(Stored entries)
'''

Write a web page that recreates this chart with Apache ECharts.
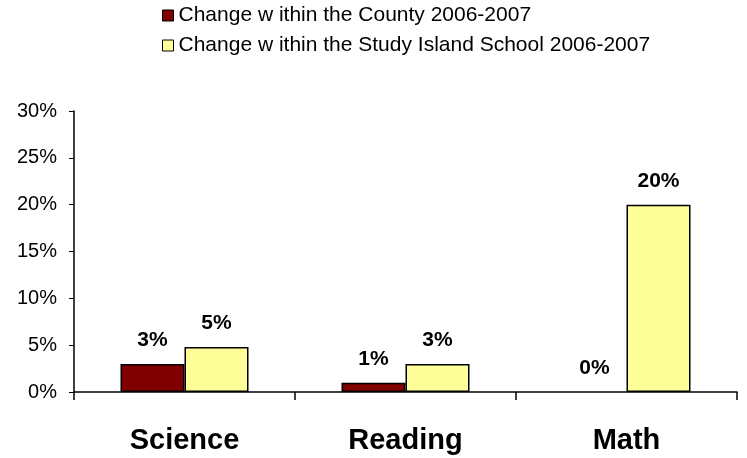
<!DOCTYPE html>
<html>
<head>
<meta charset="utf-8">
<script src="https://cdn.jsdelivr.net/npm/echarts@6/dist/echarts.min.js"></script>
<style>
  html, body { margin: 0; padding: 0; background: #fff; }
  #chart { width: 747px; height: 458px; }
</style>
</head>
<body>
<div id="chart"></div>
<script>
var categories = ['Science', 'Reading', 'Math'];
var countyName = 'Change w ithin the County 2006-2007';
var schoolName = 'Change w ithin the Study Island School 2006-2007';
var countyValues = [3, 1, 0];
var schoolValues = [4.8, 3, 20];
var yTicks = [0, 5, 10, 15, 20, 25, 30];

var chart = echarts.init(document.getElementById('chart'));

var FONT = 'Liberation Sans, Arial';

var labelStyle = {
    show: true,
    position: 'top',
    distance: 13,
    fontFamily: FONT,
    fontWeight: 'bold',
    fontSize: 21,
    color: '#000',
    formatter: function (p) { return Math.round(p.value) + '%'; }
};

// zero bars get no outline, like the original
function toItems(vals) {
    return vals.map(function (v) {
        return v === 0 ? { value: v, itemStyle: { borderWidth: 0 } } : v;
    });
}

var option = {
    animation: false,
    backgroundColor: '#fff',
    legend: {
        orient: 'vertical',
        left: 157,
        top: 0,
        itemWidth: 11,
        itemHeight: 11,
        itemGap: 9,
        textStyle: { fontFamily: FONT, fontSize: 21, color: '#000' },
        data: [
            { name: countyName, icon: 'rect', itemStyle: { borderColor: '#000', borderWidth: 1 } },
            { name: schoolName, icon: 'rect', itemStyle: { borderColor: '#000', borderWidth: 1 } }
        ]
    },
    grid: { left: 74, right: 10, top: 111, bottom: 66 },
    xAxis: {
        type: 'category',
        data: categories,
        axisLine: { lineStyle: { color: '#000', width: 1.5 } },
        axisTick: { show: true, length: 8, lineStyle: { color: '#000', width: 1.5 } },
        axisLabel: {
            fontFamily: FONT,
            fontWeight: 'bold',
            fontSize: 29,
            color: '#000',
            margin: 34
        }
    },
    yAxis: {
        type: 'value',
        min: yTicks[0],
        max: yTicks[yTicks.length - 1],
        interval: 5,
        axisLine: { show: true, lineStyle: { color: '#000', width: 1.5 } },
        axisTick: { show: true, length: 5, lineStyle: { color: '#000' } },
        splitLine: { show: false },
        axisLabel: {
            fontFamily: FONT,
            fontSize: 20,
            color: '#000',
            margin: 17,
            formatter: '{value}%'
        }
    },
    series: [
        {
            name: countyName,
            type: 'bar',
            data: toItems(countyValues),
            barWidth: 64,
            barGap: '0%',
            itemStyle: { color: '#800000', borderColor: '#000', borderWidth: 1.5 },
            label: labelStyle
        },
        {
            name: schoolName,
            type: 'bar',
            data: toItems(schoolValues),
            barWidth: 64,
            itemStyle: { color: '#FFFF99', borderColor: '#000', borderWidth: 1.5 },
            label: labelStyle
        }
    ]
};

chart.setOption(option);
</script>
</body>
</html>
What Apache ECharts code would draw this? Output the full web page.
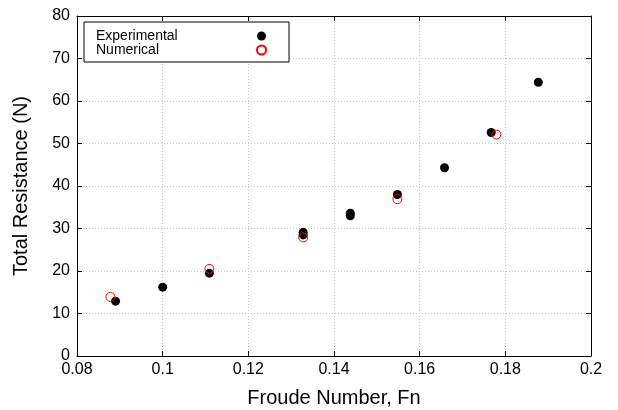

'''

Exercise prompt
Set down word for word the lines from the first entry through the line with "var chart = echarts.init(document.getElementById('chart'));", both included, omitting pictures.

Complete answer
Write a web page that recreates this chart with Apache ECharts.
<!DOCTYPE html>
<html>
<head>
<meta charset="utf-8">
<script src="https://cdn.jsdelivr.net/npm/echarts@6/dist/echarts.min.js"></script>
<style>
  html, body { margin: 0; padding: 0; background: #fff; }
  #chart { width: 747px; height: 458px; }
</style>
</head>
<body>
<div id="chart"></div>
<script>
var categories = ['Science', 'Reading', 'Math'];
var countyName = 'Change w ithin the County 2006-2007';
var schoolName = 'Change w ithin the Study Island School 2006-2007';
var countyValues = [3, 1, 0];
var schoolValues = [4.8, 3, 20];
var yTicks = [0, 5, 10, 15, 20, 25, 30];

var chart = echarts.init(document.getElementById('chart'));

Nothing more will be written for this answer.